--- Dataset content ---
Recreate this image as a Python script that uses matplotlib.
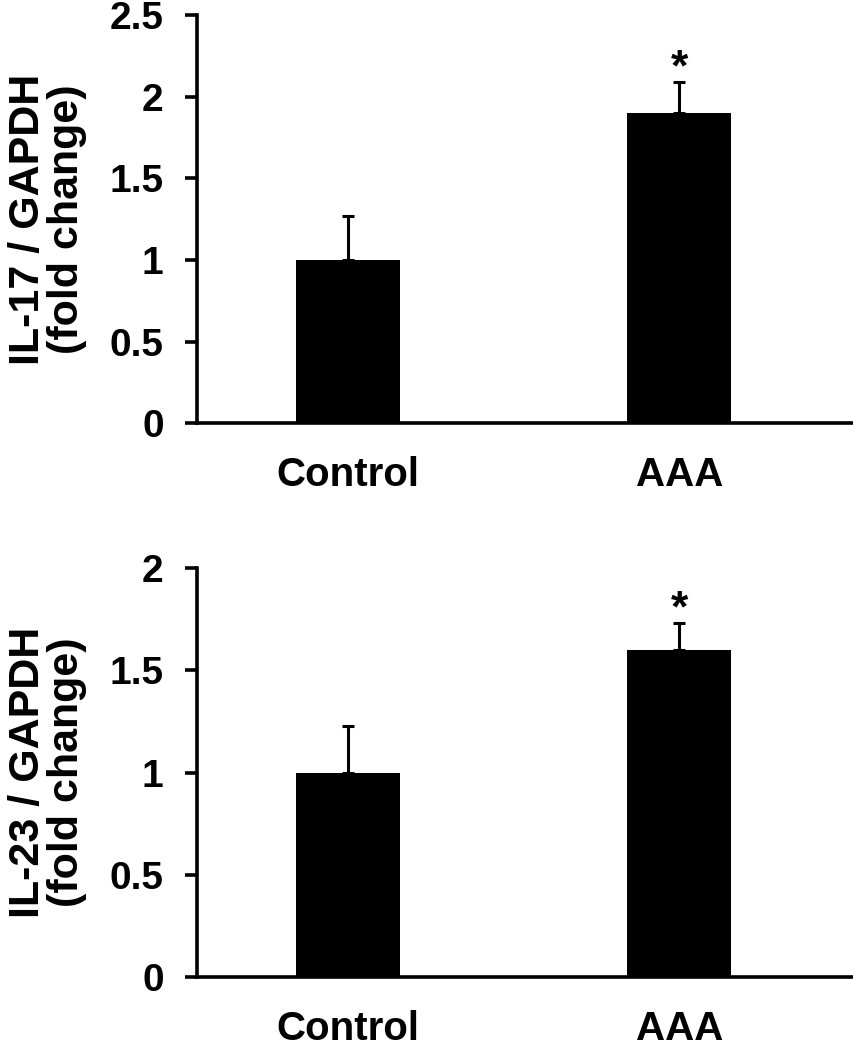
import matplotlib
matplotlib.use("Agg")
from matplotlib import pyplot as plt

plt.rcParams['font.family'] = ['Liberation Sans', 'DejaVu Sans']
plt.rcParams['font.weight'] = 'bold'

groups = ["Control", "AAA"]

il17_mean = [1.0, 1.9]
il17_err = [0.27, 0.19]
il17_sig = [False, True]

il23_mean = [1.0, 1.6]
il23_err = [0.23, 0.13]
il23_sig = [False, True]

fig = plt.figure(figsize=(8.54, 10.5), dpi=100)
ax1 = fig.add_axes([0.2307, 0.597, 0.769, 0.3886])
ax2 = fig.add_axes([0.2307, 0.0695, 0.769, 0.3895])


def draw_panel(ax, means, errs, sig, ymax, ystep, ylabel):
    x = list(range(len(groups)))
    ax.bar(x, means, width=0.314, color="black", zorder=2)
    ax.errorbar(x, means, yerr=[[0] * len(errs), errs], fmt="none",
                ecolor="black", elinewidth=2.2, capsize=4.5, capthick=2.2, zorder=3)
    for xi, m, e, s in zip(x, means, errs, sig):
        if s:
            ax.annotate("*", (xi, m + e), xytext=(0, 1), textcoords="offset points",
                        ha="center", va="baseline", fontsize=32, fontweight="bold")
    ax.set_xlim(-0.456, 1.526)
    ax.set_ylim(0, ymax)
    ticks = [i * ystep for i in range(int(round(ymax / ystep)) + 1)]
    ax.set_yticks(ticks)
    ax.set_yticklabels(["%g" % t for t in ticks])
    ax.set_xticks(x)
    ax.set_xticklabels(groups)
    ax.spines["top"].set_visible(False)
    ax.spines["right"].set_visible(False)
    ax.spines["left"].set_linewidth(2.6)
    ax.spines["bottom"].set_linewidth(2.6)
    ax.tick_params(axis="y", length=9, width=2.6, labelsize=28, pad=15)
    ax.tick_params(axis="x", length=0, labelsize=29, pad=24)
    ax.set_ylabel(ylabel, fontsize=31, fontweight="bold", linespacing=0.95)
    ax.yaxis.set_label_coords(-0.168, 0.5)


draw_panel(ax1, il17_mean, il17_err, il17_sig, 2.5, 0.5, "IL-17 / GAPDH\n(fold change)")
draw_panel(ax2, il23_mean, il23_err, il23_sig, 2.0, 0.5, "IL-23 / GAPDH\n(fold change)")

fig.savefig("out.png", dpi=100)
---
# Task directions
With the pictures left out, transcribe the material exactly.

# Task response
Recreate this image as a Python script that uses matplotlib.
import matplotlib
matplotlib.use("Agg")
from matplotlib import pyplot as plt

plt.rcParams['font.family'] = ['Liberation Sans', 'DejaVu Sans']
plt.rcParams['font.weight'] = 'bold'

groups = ["Control", "AAA"]

il17_mean = [1.0, 1.9]
il17_err = [0.27, 0.19]
il17_sig = [False, True]

il23_mean = [1.0, 1.6]
il23_err = [0.23, 0.13]
il23_sig = [False, True]

fig = plt.figure(figsize=(8.54, 10.5), dpi=100)
ax1 = fig.add_axes([0.2307, 0.597, 0.769, 0.3886])
ax2 = fig.add_axes([0.2307, 0.0695, 0.769, 0.3895])


def draw_panel(ax, means, errs, sig, ymax, ystep, ylabel):
    x = list(range(len(groups)))
    ax.bar(x, means, width=0.314, color="black", zorder=2)
    ax.errorbar(x, means, yerr=[[0] * len(errs), errs], fmt="none",
                ecolor="black", elinewidth=2.2, capsize=4.5, capthick=2.2, zorder=3)
    for xi, m, e, s in zip(x, means, errs, sig):
        if s:
            ax.annotate("*", (xi, m + e), xytext=(0, 1), textcoords="offset points",
                        ha="center", va="baseline", fontsize=32, fontweight="bold")
    ax.set_xlim(-0.456, 1.526)
    ax.set_ylim(0, ymax)
    ticks = [i * ystep for i in range(int(round(ymax / ystep)) + 1)]
    ax.set_yticks(ticks)
    ax.set_yticklabels(["%g" % t for t in ticks])
    ax.set_xticks(x)
    ax.set_xticklabels(groups)
    ax.spines["top"].set_visible(False)
    ax.spines["right"].set_visible(False)
    ax.spines["left"].set_linewidth(2.6)
    ax.spines["bottom"].set_linewidth(2.6)
    ax.tick_params(axis="y", length=9, width=2.6, labelsize=28, pad=15)
    ax.tick_params(axis="x", length=0, labelsize=29, pad=24)
    ax.set_ylabel(ylabel, fontsize=31, fontweight="bold", linespacing=0.95)
    ax.yaxis.set_label_coords(-0.168, 0.5)


draw_panel(ax1, il17_mean, il17_err, il17_sig, 2.5, 0.5, "IL-17 / GAPDH\n(fold change)")
draw_panel(ax2, il23_mean, il23_err, il23_sig, 2.0, 0.5, "IL-23 / GAPDH\n(fold change)")

fig.savefig("out.png", dpi=100)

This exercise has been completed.